Turning to the momentum indicators and there is strong support for the current upleg. In more detail, the Average Directional Movement Index (ADX) is edging higher, far above its 25-threshold, and signaling a strong bullish trend in the market. Similarly, the RSI remains above its midpoint and close to a 4-month high. More importantly, the stochastic oscillator has rejoined its overbought territory, confirming the current bullishness in the EURJPY. However, the higher high in this currency pair has been met by a lower high in the stochastic and thus raises questions about the viability of the current upleg.

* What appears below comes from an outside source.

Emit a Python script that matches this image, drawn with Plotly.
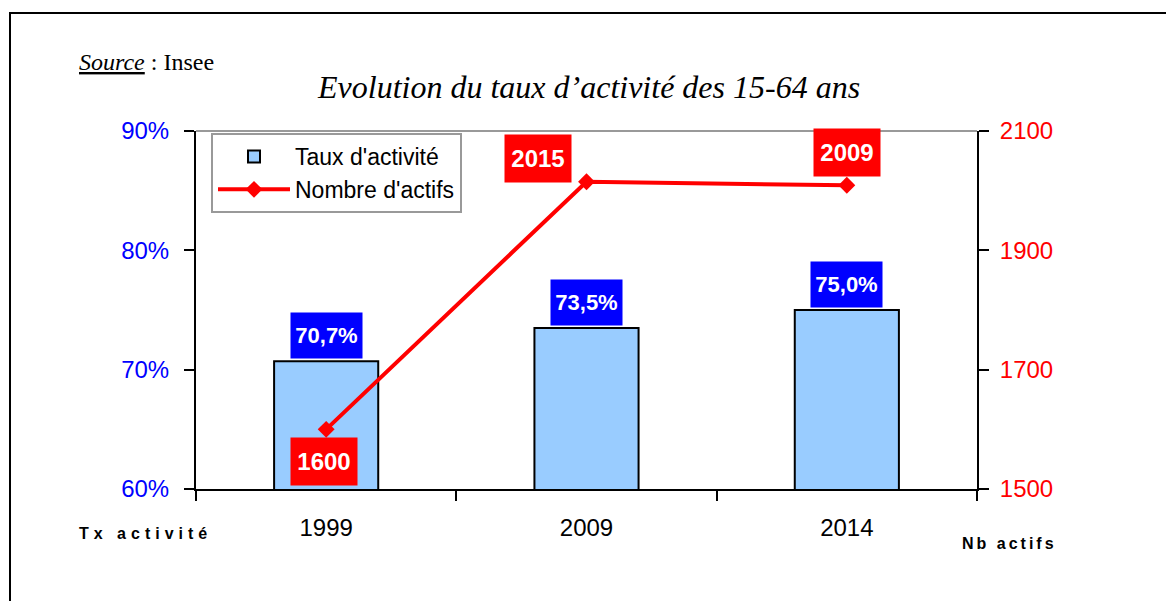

Should the bulls ignore the intervention threat, they would aim to keep EURJPY above 159.64 and record a new higher high on a daily basis. They could gradually try to push EURJPY towards the April 23, 2008 high at 164.97.
On the other hand, the bears are desperately trying to recoup part of their losses. They could attempt to push EURJPY back below the February 22, 2007 high at 159.64 and then test the support set by the busy 157.55-158.12 area. This is defined by the June 28, 2023 high and the 50- and 100-day simple moving averages (SMAs). If successful, the bears could have a go at reaching the October 3, 2023 low at 154.35.
To sum up, EURJPY bulls remain in control of the market and are recording multiple higher highs despite the intervention threat and the stochastic oscillator showing some early signs of rally exhaustion.